### The Modeling Problem

We assume that DonorsChoose has hired a digital content expert who will review projects and help teachers improve their postings and increase their chances of reaching their funding threshold. Because this individualized review is a labor-intensive process, the digital content expert has ** time to review and support only 10% of the projects posted to the platform on a given day**. 

Our task is to help this content expert focus their limited resources on projects that most need the help. As such, we want to build a model to **identify projects that are least likely to be fully funded before they expire**  and pass them off to the digital content expert for review.


# Getting Set Up

In [1]:
!pip install kaggle

!mkdir /root/.kaggle
!touch /root/.kaggle/kaggle.json
api_token = {"username":"ploped123","key":"eeeeba8fc52706723e4c1bcf41ae6fd3"}

import json
import zipfile
import os
with open('/root/.kaggle/kaggle.json', 'w') as file:
    json.dump(api_token, file)

!chmod 600 /root/.kaggle/kaggle.json

!kaggle competitions download -c kdd-cup-2014-predicting-excitement-at-donors-choose

Looking in indexes: https://pypi.org/simple, https://us-python.pkg.dev/colab-wheels/public/simple/
Downloading kdd-cup-2014-predicting-excitement-at-donors-choose.zip to /content
100% 922M/926M [00:11<00:00, 112MB/s] 
100% 926M/926M [00:11<00:00, 81.4MB/s]


In [5]:
import zipfile

z= zipfile.ZipFile('kdd-cup-2014-predicting-excitement-at-donors-choose.zip')
z.extractall("/")

In [7]:
import pandas as pd
pd.set_option('display.max_columns', None)

In [9]:
donations_df = pd.read_csv("donations.csv.zip")
projects_df = pd.read_csv("projects.csv.zip")

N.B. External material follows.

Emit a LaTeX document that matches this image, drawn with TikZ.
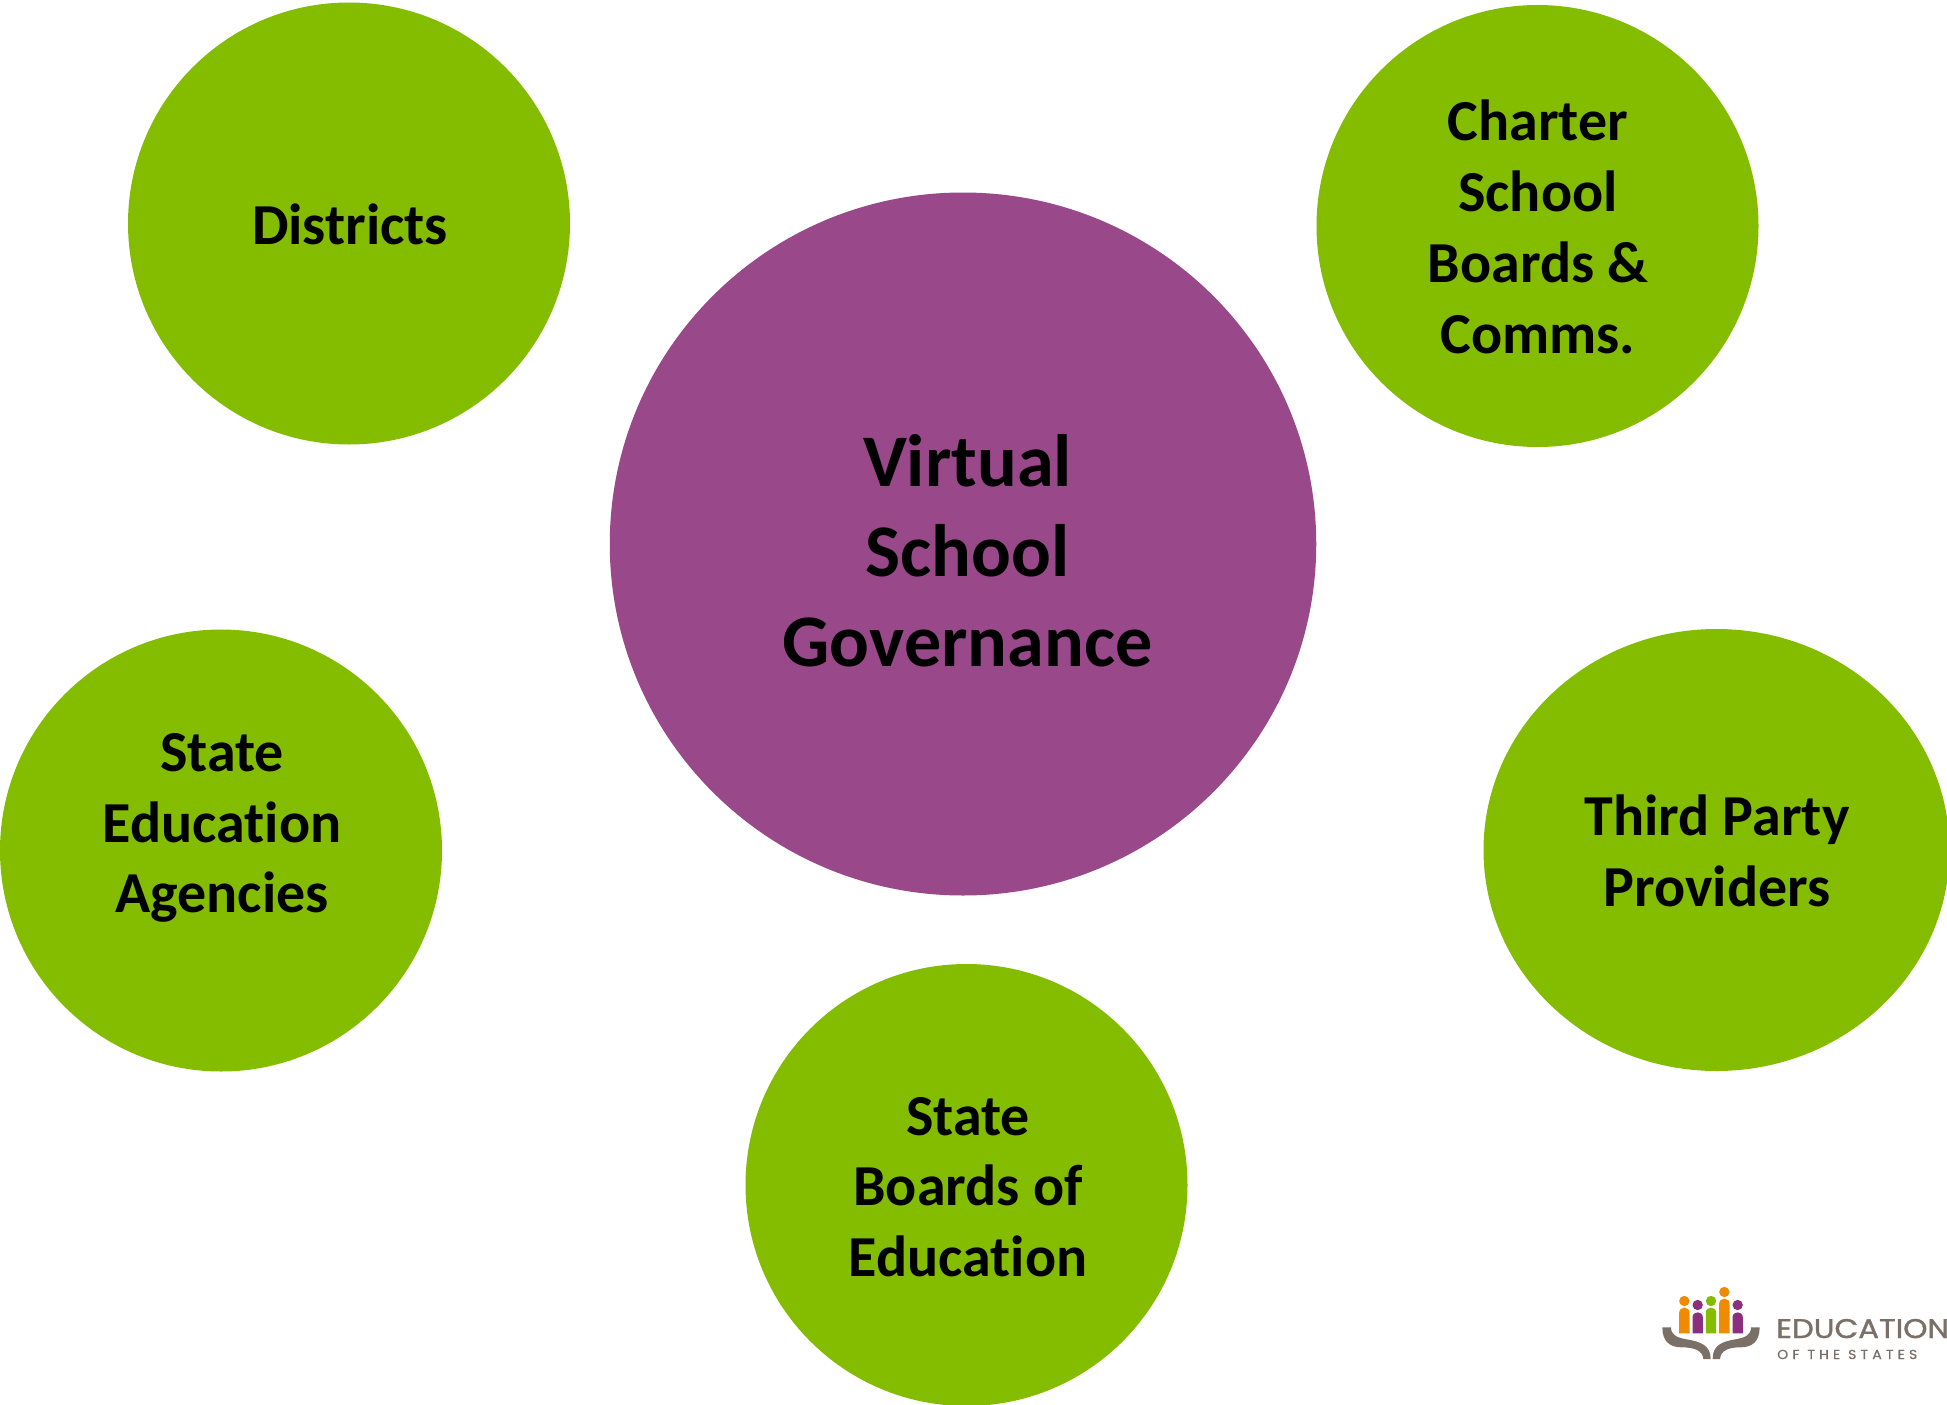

# Getting the Baseline Rate

In [10]:
from datetime import timedelta
donations_df['donation_timestamp'] = pd.to_datetime(donations_df.donation_timestamp)
projects_df['date_posted'] = pd.to_datetime(projects_df.date_posted)

a = pd.merge(projects_df, donations_df, on=['projectid'], how='left')
a['in_4_months'] = (a['donation_timestamp'] - a['date_posted']) < timedelta(days=120)

values = {"donation_to_project": 0.0}
a = a.fillna(value=values)
a.loc[a['in_4_months'] == False, 'donation_to_project'] = 0.0

donation_in_4_months = a.groupby(['projectid'])['donation_to_project'].sum().reset_index(name='donation_in_4_months')
df = pd.merge(projects_df, donation_in_4_months, on=['projectid'], how='left')
df['if_fully_funded_after_4_months'] = df['total_price_excluding_optional_support'] <= df['donation_in_4_months']
df['if_fully_funded_after_4_months'].value_counts()

True     363940
False    300158
Name: if_fully_funded_after_4_months, dtype: int64

In [28]:
ratio = df['if_fully_funded_after_4_months'].value_counts()[1] / (df['if_fully_funded_after_4_months'].value_counts()[0] + df['if_fully_funded_after_4_months'].value_counts()[1])
print("Percentage of projects that are fully funded is: %.2f" % (ratio*100) + "%")

Percentage of projects that are fully funded is: 54.80%